Leading up to the flour war in France in 1775, “Marigolds” by L.S. Johnson was a wonderful mix of the historical and speculative, which is exactly the premise of the anthology in which it is found, Long Hidden: Speculative Fiction from the Margins of History.
Here we meet Claire, a woman working in a brothel run by Mémé, who has all the women specifically paint sigils on the roofs of each other’s rooms before entertaining guests, especially when she lights the red lamps that let the clients know the women are menstruating. Mémé is an enigma at first, and Claire herself is more concerned with her own love for Isabella—another of the women in the brothel—rather than the madam. But as she starts to realize the sigils they paint do seem to affect real world change, and the changes outside the brothel become all the more violent and terrifying, Claire wonders if she might use the same magic to do the one thing she most desperately wants: to keep Isabella safe.

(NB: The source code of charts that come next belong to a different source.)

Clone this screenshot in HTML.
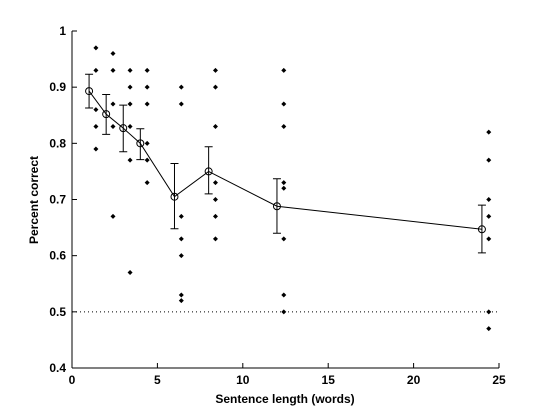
<!DOCTYPE html>
<html><head><meta charset="utf-8"><style>
body{margin:0;background:#fff}
svg text{font-family:"Liberation Sans",sans-serif;font-size:12px;font-weight:bold;fill:#000}
</style></head><body>
<svg id="c" width="552" height="414"></svg>
<script>
const meanX=[1,2,3,4,6,8,12,24];
const meanY=[0.893,0.852,0.827,0.800,0.705,0.750,0.688,0.647];
const errLo=[0.863,0.816,0.785,0.771,0.648,0.710,0.640,0.605];
const errHi=[0.923,0.887,0.868,0.826,0.764,0.794,0.737,0.690];
const dotX=[1.4,2.4,3.4,4.4,6.4,8.4,12.4,24.4];
const dotY=[[0.97,0.93,0.86,0.83,0.79],[0.96,0.93,0.87,0.83,0.67],[0.93,0.90,0.87,0.83,0.77,0.57],[0.93,0.90,0.87,0.80,0.77,0.73],[0.90,0.87,0.67,0.63,0.60,0.53,0.52],[0.93,0.90,0.83,0.73,0.70,0.67,0.63],[0.93,0.87,0.83,0.73,0.72,0.63,0.53,0.50],[0.82,0.77,0.70,0.67,0.63,0.50,0.47]];
const xTicks=[0,5,10,15,20,25];
const yTicks=[0.4,0.5,0.6,0.7,0.8,0.9,1];
const yTickLabels=["0.4","0.5","0.6","0.7","0.8","0.9","1"];
const chance=0.5;
const X=v=>72+v*(499-72)/25, Y=v=>368-(v-0.4)*(368-31)/0.6;
const s=document.getElementById('c'),NS='http://www.w3.org/2000/svg';
function mk(t,a,name,txt){const e=document.createElementNS(NS,t);for(const k in a)e.setAttribute(k,a[k]);


if(txt!==undefined)e.textContent=txt;s.appendChild(e);return e;}
mk('line',{x1:X(0),x2:X(25),y1:Y(chance),y2:Y(chance),stroke:'#000','stroke-dasharray':'1,3'},'chance-line');
mk('line',{x1:72,x2:72,y1:31,y2:368,stroke:'#000'},'y-axis');
mk('line',{x1:72,x2:499,y1:368,y2:368,stroke:'#000'},'x-axis');
xTicks.forEach(v=>{mk('line',{x1:X(v),x2:X(v),y1:368,y2:363,stroke:'#000'},'x-tick');
mk('text',{x:X(v),y:384,'text-anchor':'middle'},'x-tick-label',String(v));});
yTicks.forEach((v,i)=>{mk('line',{x1:72,x2:77,y1:Y(v),y2:Y(v),stroke:'#000'},'y-tick');
mk('text',{x:66,y:Y(v)+4,'text-anchor':'end'},'y-tick-label',yTickLabels[i]);});
mk('text',{x:285,y:403,'text-anchor':'middle'},'x-axis-title','Sentence length (words)');
mk('text',{x:38,y:200,'text-anchor':'middle',transform:'rotate(-90 38 200)'},'y-axis-title','Percent correct');
dotX.forEach((x,i)=>dotY[i].forEach(y=>{const cx=X(x),cy=Y(y);
mk('path',{d:`M${cx-2.5},${cy}L${cx},${cy-2.5}L${cx+2.5},${cy}L${cx},${cy+2.5}Z`,fill:'#000'},'data-point');}));
mk('polyline',{points:meanX.map((x,i)=>X(x)+','+Y(meanY[i])).join(' '),fill:'none',stroke:'#000'},'mean-line');
meanX.forEach((x,i)=>{const cx=X(x);
mk('path',{d:`M${cx},${Y(errLo[i])}V${Y(errHi[i])}M${cx-4},${Y(errLo[i])}H${cx+4}M${cx-4},${Y(errHi[i])}H${cx+4}`,stroke:'#000',fill:'none'},'error-bar');
mk('circle',{cx:cx,cy:Y(meanY[i]),r:3.5,fill:'none',stroke:'#000'},'mean-marker');});
</script></body></html>
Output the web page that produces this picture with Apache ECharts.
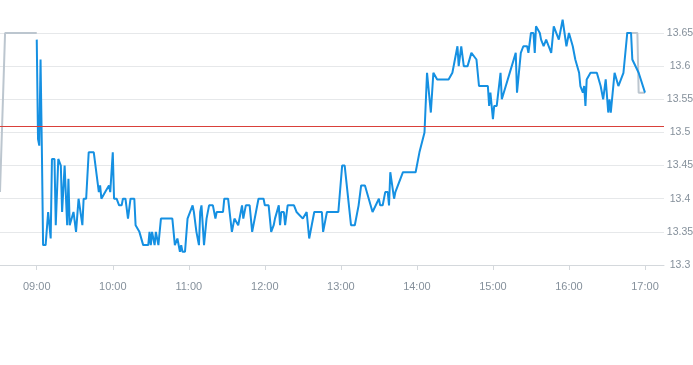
<!DOCTYPE html>
<html>
<head>
<meta charset="utf-8">
<script src="https://cdn.jsdelivr.net/npm/echarts@6/dist/echarts.min.js"></script>
<style>
html,body{margin:0;padding:0;background:#fff;}
#chart{width:693px;height:365px;}
</style>
</head>
<body>
<div id="chart"></div>
<script>
// Main session (blue)
const sessionTimes = ['09:00','09:01','09:02','09:03','09:04','09:05','09:07','09:09','09:10','09:11','09:12','09:14','09:15','09:17','09:19','09:20','09:22','09:23','09:24','09:25','09:26','09:27','09:29','09:31','09:33','09:34','09:36','09:37','09:39','09:41','09:45','09:49','09:50','09:51','09:54','09:57','09:58','10:00','10:01','10:03','10:05','10:07','10:08','10:10','10:12','10:14','10:17','10:18','10:21','10:24','10:28','10:29','10:30','10:31','10:33','10:34','10:36','10:38','10:47','10:49','10:51','10:53','10:54','10:55','10:57','10:59','11:00','11:03','11:04','11:06','11:08','11:09','11:10','11:12','11:14','11:16','11:19','11:21','11:22','11:24','11:27','11:28','11:31','11:34','11:36','11:37','11:39','11:42','11:43','11:45','11:48','11:50','11:53','11:55','11:59','12:00','12:03','12:05','12:07','12:08','12:11','12:12','12:13','12:15','12:16','12:18','12:23','12:25','12:30','12:33','12:35','12:37','12:39','12:45','12:46','12:48','12:49','12:53','12:58','13:01','13:03','13:08','13:11','13:14','13:16','13:19','13:25','13:30','13:31','13:33','13:35','13:37','13:38','13:39','13:42','13:43','13:49','13:59','14:02','14:06','14:08','14:11','14:13','14:16','14:25','14:28','14:32','14:33','14:35','14:36','14:37','14:40','14:43','14:47','14:49','14:56','14:57','14:58','15:00','15:01','15:03','15:06','15:07','15:18','15:19','15:20','15:22','15:24','15:27','15:28','15:30','15:32','15:33','15:34','15:37','15:38','15:40','15:42','15:44','15:46','15:48','15:52','15:55','15:58','16:00','16:03','16:05','16:08','16:09','16:11','16:12','16:13','16:14','16:17','16:20','16:22','16:25','16:27','16:29','16:31','16:32','16:33','16:34','16:36','16:39','16:43','16:46','16:49','16:50','16:55','17:00'];
const sessionPrices = [13.64,13.49,13.48,13.61,13.48,13.33,13.33,13.38,13.38,13.34,13.46,13.46,13.36,13.46,13.45,13.38,13.45,13.45,13.36,13.43,13.36,13.36,13.38,13.35,13.40,13.40,13.36,13.40,13.40,13.47,13.47,13.41,13.42,13.40,13.41,13.42,13.41,13.47,13.40,13.40,13.39,13.39,13.40,13.40,13.37,13.40,13.40,13.36,13.35,13.33,13.33,13.35,13.33,13.35,13.33,13.35,13.33,13.37,13.37,13.33,13.34,13.32,13.33,13.32,13.32,13.37,13.37,13.39,13.38,13.35,13.33,13.38,13.39,13.33,13.37,13.39,13.39,13.37,13.38,13.38,13.38,13.40,13.40,13.35,13.37,13.37,13.36,13.39,13.37,13.39,13.39,13.35,13.38,13.40,13.40,13.39,13.39,13.35,13.36,13.37,13.39,13.36,13.38,13.38,13.36,13.39,13.39,13.38,13.37,13.38,13.34,13.36,13.38,13.38,13.35,13.37,13.38,13.38,13.38,13.45,13.45,13.36,13.36,13.39,13.42,13.42,13.38,13.40,13.39,13.39,13.41,13.41,13.39,13.44,13.40,13.41,13.44,13.44,13.47,13.50,13.59,13.53,13.59,13.58,13.58,13.59,13.63,13.60,13.63,13.63,13.60,13.60,13.62,13.61,13.57,13.57,13.54,13.56,13.52,13.54,13.54,13.59,13.55,13.62,13.56,13.56,13.62,13.63,13.63,13.62,13.65,13.65,13.62,13.66,13.65,13.64,13.63,13.64,13.63,13.62,13.66,13.64,13.67,13.63,13.65,13.63,13.61,13.59,13.57,13.56,13.57,13.54,13.58,13.59,13.59,13.59,13.57,13.55,13.58,13.53,13.55,13.53,13.53,13.59,13.57,13.59,13.65,13.65,13.61,13.59,13.56];

// Extended hours (grey): pre-market and after-hours
const preTimes = ['08:31','08:35','09:00'];
const prePrices = [13.41,13.65,13.65];
const postTimes = ['16:45','16:54','16:55','17:00'];
const postPrices = [13.65,13.65,13.56,13.56];

const referencePrice = 13.51;
const yTicks = [13.3,13.35,13.4,13.45,13.5,13.55,13.6,13.65];
const axisStart = '08:31';
const axisEnd = '17:15';

function ts(hm){const p=hm.split(':');return new Date(2024,0,2,+p[0],+p[1]).getTime();}
function pairs(t,v){return t.map((x,i)=>[ts(x),v[i]]);}

const chart = echarts.init(document.getElementById('chart'));
chart.setOption({
  animation:false,
  grid:{left:0,right:29,top:33,bottom:100,containLabel:false,outerBoundsMode:'none'},
  xAxis:{
    type:'time',
    min:ts(axisStart),max:ts(axisEnd),
    minInterval:3600000,maxInterval:3600000,
    axisLine:{lineStyle:{color:'#d4d8dc'}},
    axisTick:{show:true,length:5,lineStyle:{color:'#d4d8dc'}},
    splitLine:{show:false},
    axisLabel:{formatter:'{HH}:{mm}',color:'#85909b',fontSize:11,fontFamily:'Liberation Sans, Arial, sans-serif',margin:16,showMinLabel:false,showMaxLabel:false}
  },
  yAxis:{
    type:'value',position:'right',
    min:yTicks[0],max:yTicks[yTicks.length-1],interval:0.05,
    axisLine:{show:false},axisTick:{show:false},
    splitLine:{lineStyle:{color:'#e6e8ea'}},
    axisLabel:{color:'#85909b',fontSize:10.5,fontFamily:'Liberation Sans, Arial, sans-serif',align:'center',margin:16,padding:[3,0,0,0],
      formatter:v=>String(+v.toFixed(2))}
  },
  series:[
    {type:'line',data:pairs(preTimes,prePrices),showSymbol:false,symbol:'none',lineStyle:{color:'#bcc6cf',width:2},clip:false,z:2},
    {type:'line',data:pairs(postTimes,postPrices),showSymbol:false,symbol:'none',lineStyle:{color:'#bcc6cf',width:2},clip:false,z:2},
    {type:'line',data:pairs(sessionTimes,sessionPrices),showSymbol:false,symbol:'none',lineStyle:{color:'#1590e2',width:2},clip:false,z:3,
      markLine:{silent:true,symbol:['none','none'],label:{show:false},lineStyle:{color:'#d9403a',width:1,type:'solid'},data:[{yAxis:referencePrice}]}}
  ]
});
</script>
</body>
</html>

Johnson’s touches with the magic are brilliantly done here, and I really enjoyed both the slow reveals and the dark turns in the narrative. More, the story manages to be dark and gritty in its beginning and yet does deliver an ending with enough of hope to it to not be overwhelming or entirely maudlin. That’s a huge deal for me as a reader, as I’m so completely done with queer tragedies, especially in historical settings.